All data, regardless of its source, goes through three main stages before it appears in the IDhub database.

graph TD
    A[1. Staging] --> B[2. Validation];
    B --> C[3. Loading];

    style A fill:#2196F3
    style B fill:#FF9800
    style C fill:#4CAF50

1. Staging - Preparing the Data

Stage 1: Staging

This is the first step where data from different sources is converted into a standardized format called "fragments". A fragment is a small, structured piece of data, usually representing a single record or sample set. While there are structured, automated processes to execute this step, it may be necessary to perform manual curation of inputs to simplify compatibility from disparate source formats.

Data Sources:

REDCap Projects: Data is automatically extracted by the REDCap Pipeline service.
Manual Uploads: You or other curators provide data as CSV which are then converted into fragments.

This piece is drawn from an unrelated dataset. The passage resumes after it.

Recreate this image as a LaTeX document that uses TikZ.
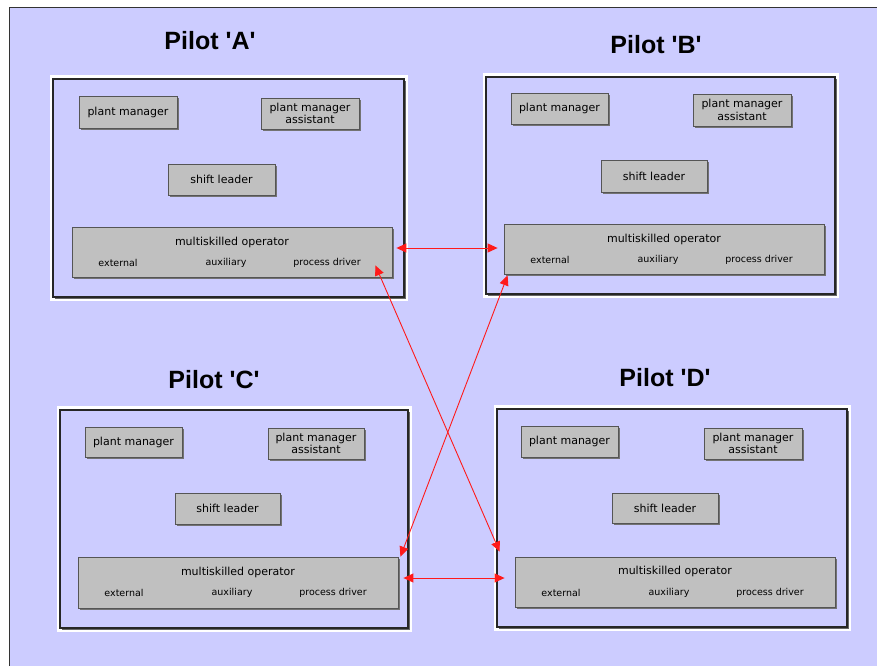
\documentclass[tikz,border=0pt]{standalone}
\usepackage{fontspec}
\usepackage{xcolor}
\usepackage{tikz}
\usetikzlibrary{arrows.meta,shadows,calc}
\newfontfamily\titlefont{Liberation Sans}
\newfontfamily\boxfont{DejaVu Sans}
\definecolor{lavbg}{HTML}{CCCCFF}
\definecolor{boxgrey}{HTML}{C0C0C0}
\definecolor{boxedge}{HTML}{555555}
\definecolor{linkred}{HTML}{FF1A1A}

\begin{document}
\begin{tikzpicture}[x=1pt,y=1pt,yscale=-1,xscale=1,
  pilot/.style={font=\titlefont\bfseries\fontsize{25}{28}\selectfont, inner sep=0},
  role/.style={draw=boxedge, fill=boxgrey, line width=0.8pt, inner sep=0, align=center,
    font=\boxfont\fontsize{11}{12.5}\selectfont,
    drop shadow={shadow xshift=2pt, shadow yshift=-2pt, opacity=1, fill=black!55}},
  roletext/.style={inner sep=0, font=\boxfont\fontsize{11}{12.5}\selectfont},
  sublbl/.style={inner sep=0, font=\boxfont\fontsize{9.5}{11}\selectfont},
  link/.style={draw=linkred, line width=0.9pt, arrows={Triangle[length=10pt,width=9pt]-Triangle[length=10pt,width=9pt]}}
]
\useasboundingbox (0,0) rectangle (877,666);

%Background
\fill[white] (0,0) rectangle (877,666);
\fill[lavbg] (9,7) rectangle (877,666);
\draw[black!80, line width=1.5] (9.5,666) -- (9.5,7.5) -- (877,7.5);

%Shape: Rectangle [Pilot A]
\fill[white] (50,75) rectangle (408,301);
\fill[black!60] (55,81) rectangle (406,299);
\draw[black!85, line width=1.2, fill=lavbg] (53,79) rectangle (404,297);
%Shape: Rectangle [Pilot B]
\fill[white] (483,73) rectangle (839,298);
\fill[black!60] (488,79) rectangle (837,296);
\draw[black!85, line width=1.2, fill=lavbg] (486,77) rectangle (835,294);
%Shape: Rectangle [Pilot C]
\fill[white] (57,406) rectangle (412,632);
\fill[black!60] (62,412) rectangle (410,630);
\draw[black!85, line width=1.2, fill=lavbg] (60,410) rectangle (408,628);
%Shape: Rectangle [Pilot D]
\fill[white] (494,405) rectangle (851,631);
\fill[black!60] (499,411) rectangle (849,629);
\draw[black!85, line width=1.2, fill=lavbg] (497,409) rectangle (847,627);

% Titles
\node[pilot] (titleA) at (210,41) {Pilot 'A'};
\node[pilot] (titleB) at (656,45) {Pilot 'B'};
\node[pilot] (titleC) at (214,380) {Pilot 'C'};
\node[pilot] (titleD) at (665,378) {Pilot 'D'};

% Pilot A
\node[role, minimum width=98, minimum height=32] (pmA) at (128,112) {plant manager};
\node[role, minimum width=98, minimum height=31] (pmaA) at (310,113.5) {plant manager\\assistant};
\node[role, minimum width=107, minimum height=31] (slA) at (221.5,179.5) {shift leader};
\node[role, minimum width=320, minimum height=50] (moA) at (232,252) {};
\node[roletext] (moAt) at (232,242) {multiskilled operator};
\node[sublbl] (extA) at (118,263) {external};
\node[sublbl] (auxA) at (226,263) {auxiliary};
\node[sublbl] (pdA) at (327,263) {process driver};

% Pilot B
\node[role, minimum width=97, minimum height=31] (pmB) at (559.5,108.5) {plant manager};
\node[role, minimum width=98, minimum height=32] (pmaB) at (742,110) {plant manager\\assistant};
\node[role, minimum width=106, minimum height=32] (slB) at (654,176) {shift leader};
\node[role, minimum width=320, minimum height=50] (moB) at (664,249) {};
\node[roletext] (moBt) at (664,239) {multiskilled operator};
\node[sublbl] (extB) at (550,260) {external};
\node[sublbl] (auxB) at (658,260) {auxiliary};
\node[sublbl] (pdB) at (759,260) {process driver};

% Pilot C
\node[role, minimum width=97, minimum height=30] (pmC) at (133.5,442) {plant manager};
\node[role, minimum width=96, minimum height=31] (pmaC) at (316,443.5) {plant manager\\assistant};
\node[role, minimum width=105, minimum height=31] (slC) at (227.5,508.5) {shift leader};
\node[role, minimum width=320, minimum height=51] (moC) at (238,582.5) {};
\node[roletext] (moCt) at (238,572) {multiskilled operator};
\node[sublbl] (extC) at (124,593) {external};
\node[sublbl] (auxC) at (232,593) {auxiliary};
\node[sublbl] (pdC) at (333,593) {process driver};

% Pilot D
\node[role, minimum width=97, minimum height=31] (pmD) at (569.5,441.5) {plant manager};
\node[role, minimum width=98, minimum height=31] (pmaD) at (753,443.5) {plant manager\\assistant};
\node[role, minimum width=106, minimum height=30] (slD) at (665,508) {shift leader};
\node[role, minimum width=320, minimum height=50] (moD) at (675,582) {};
\node[roletext] (moDt) at (675,571) {multiskilled operator};
\node[sublbl] (extD) at (561,593) {external};
\node[sublbl] (auxD) at (669,593) {auxiliary};
\node[sublbl] (pdD) at (770,593) {process driver};

% Links
\draw[link] ($(moA.east)+(4,-4)$) -- ($(moB.west)+(-6,-1)$);
\draw[link] ($(moC.east)+(5,-4.5)$) -- ($(moD.west)+(-10,-4)$);
\draw[link] ($(moA.south east)+(-17,-12)$) -- ($(moD.north west)+(-15,-5)$);
\draw[link] ($(moB.south west)+(4,1)$) -- ($(moC.north east)+(2,0)$);

\end{tikzpicture}
\end{document}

At the end of this stage, all data exists as standardized fragments in a staging area inside an AWS s3 bucket, ready for validation.

2. Validation - Ensuring Data Quality

Stage 2: Validation

This is the most critical step for data curators. The Fragment Validator service inspects every single fragment to ensure it meets IDhub's quality standards.

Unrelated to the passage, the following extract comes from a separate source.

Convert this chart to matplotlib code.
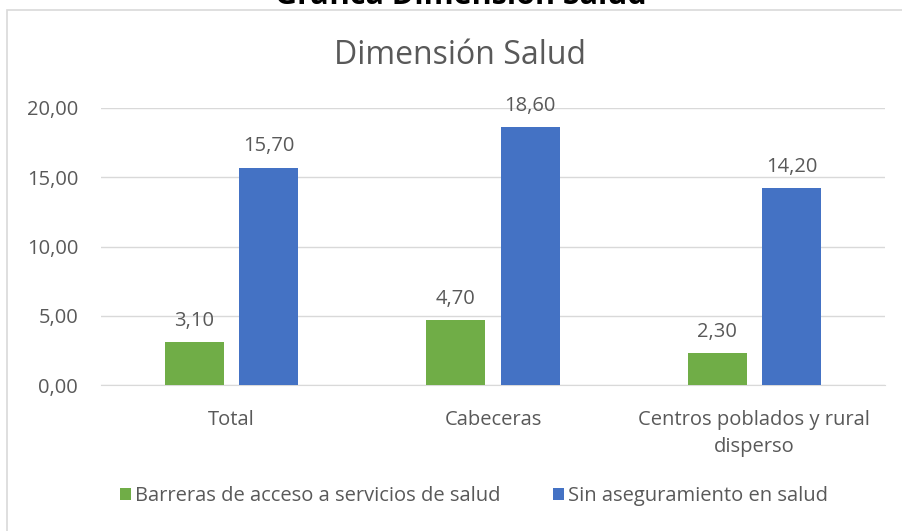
import matplotlib
matplotlib.use("Agg")
import matplotlib.pyplot as plt
from matplotlib.patches import Rectangle
import numpy as np

categories = ["Total", "Cabeceras", "Centros poblados y rural\ndisperso"]
series_names = ["Barreras de acceso a servicios de salud", "Sin aseguramiento en salud"]
barreras = [3.10, 4.70, 2.30]
sin_aseg = [15.70, 18.60, 14.20]
yticks = [0, 5, 10, 15, 20]

GREEN = "#70AD47"
BLUE = "#4472C4"
TXT = "#595959"
GRID = "#D9D9D9"
FONT = ["Open Sans", "DejaVu Sans"]
FS = 14.5

W, H = 902, 531
fig = plt.figure(figsize=(W / 100, H / 100), dpi=100)
fig.patch.set_facecolor("white")

# outer chart border (left and top visible)
fig.add_artist(Rectangle((6.5 / W, -0.05), 1.2, (H - 9.5) / H + 0.05,
                         transform=fig.transFigure, fill=False,
                         edgecolor="#D9D9D9", linewidth=1.2))

# clipped document caption at top
fig.text(461 / W, 1 - 4 / H, "Gráfica Dimensión Salud", ha="center", va="baseline",
         fontsize=22, fontweight="bold", color="black", family=FONT)

ax = fig.add_axes([101 / W, 1 - 385 / H, (885 - 101) / W, (385 - 108) / H])
x = np.arange(len(categories))
bw = 0.225
off = 0.142
b1 = ax.bar(x - off, barreras, width=bw, color=GREEN, label=series_names[0], zorder=3)
b2 = ax.bar(x + off, sin_aseg, width=bw, color=BLUE, label=series_names[1], zorder=3)

def fmt(v):
    return f"{v:.2f}".replace(".", ",")

for bars, vals in ((b1, barreras), (b2, sin_aseg)):
    for r, v in zip(bars, vals):
        ax.annotate(fmt(v), (r.get_x() + r.get_width() / 2, v), xytext=(0, 8),
                    textcoords="offset points", ha="center", va="bottom",
                    fontsize=FS, color=TXT, family=FONT)

ax.set_xlim(-0.5, len(categories) - 0.5)
ax.set_ylim(0, 20)
ax.set_yticks(yticks)
ax.set_yticklabels([fmt(t) for t in yticks], fontsize=FS, color=TXT, family=FONT)
ax.set_xticks(x)
ax.set_xticklabels(categories, fontsize=FS, color=TXT, family=FONT, linespacing=1.45)
ax.tick_params(axis="both", length=0)
ax.tick_params(axis="y", pad=16.5)
ax.tick_params(axis="x", pad=18)
ax.grid(axis="y", color=GRID, linewidth=1, zorder=0)
for s in ("top", "right", "left"):
    ax.spines[s].set_visible(False)
ax.spines["bottom"].set_color(GRID)
ax.set_axisbelow(True)

fig.text(460 / W, 1 - 55 / H, "Dimensión Salud", ha="center", va="center",
         fontsize=23, color=TXT, family=FONT)

leg = fig.legend(handles=[b1, b2], loc="center", bbox_to_anchor=(474 / W, 1 - 496 / H),
                 ncol=2, frameon=False, handlelength=0.55, handleheight=0.55,
                 handletextpad=0.2, columnspacing=2.6, prop={"family": FONT, "size": FS})
for t in leg.get_texts():
    t.set_color(TXT)

fig.savefig("out.png", dpi=100, facecolor="white")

The key validation steps include:

Schema Check:
- Are all required fields present? (e.g., a genotype record must have a genotype_id).
- Are the data types correct? (e.g., is the passage_number a number?).
Subject ID Resolution:
- The validator checks the subject identifier (e.g., consortium_id, local_subject_id) in your data.
- It communicates with the GSID Service to find the corresponding Global Subject ID (GSID).
- If the subject doesn't exist in IDhub, a new GSID is created for them automatically.
- The correct GSID is attached to the data fragment.
Learn more about the purpose and scope of GSIDs in the What is a GSID? guide.
Business Rule Checks:
- Does the data make sense? (e.g., the genotyping_project is a known project).
- Does the data conflict with existing records? (e.g., attempting to load a sample_id that already exists for a different subject).

Fragments that pass all checks are placed in a Validation Queue, ready for the final stage. Fragments that fail are logged with detailed error reports for you to review and correct.

3. Loading - Committing to the Database

Stage 3: Loading

The Table Loader service takes the validated fragments from the queue and loads them into the main IDhub database.

Batch Processing: Data is loaded in batches for efficiency and safety.
Intelligent Updates: The loader knows whether to insert a new record or update an existing one based on its unique "natural key". For example, if a genotype record with the same genotype_id already exists, the loader will update it instead of creating a duplicate.
Transactional Safety: If any part of a batch fails, the entire batch is rolled back to prevent partially loaded or inconsistent data.

Once this stage is complete, the data is officially in IDhub and accessible through the NocoDB interface and other tools.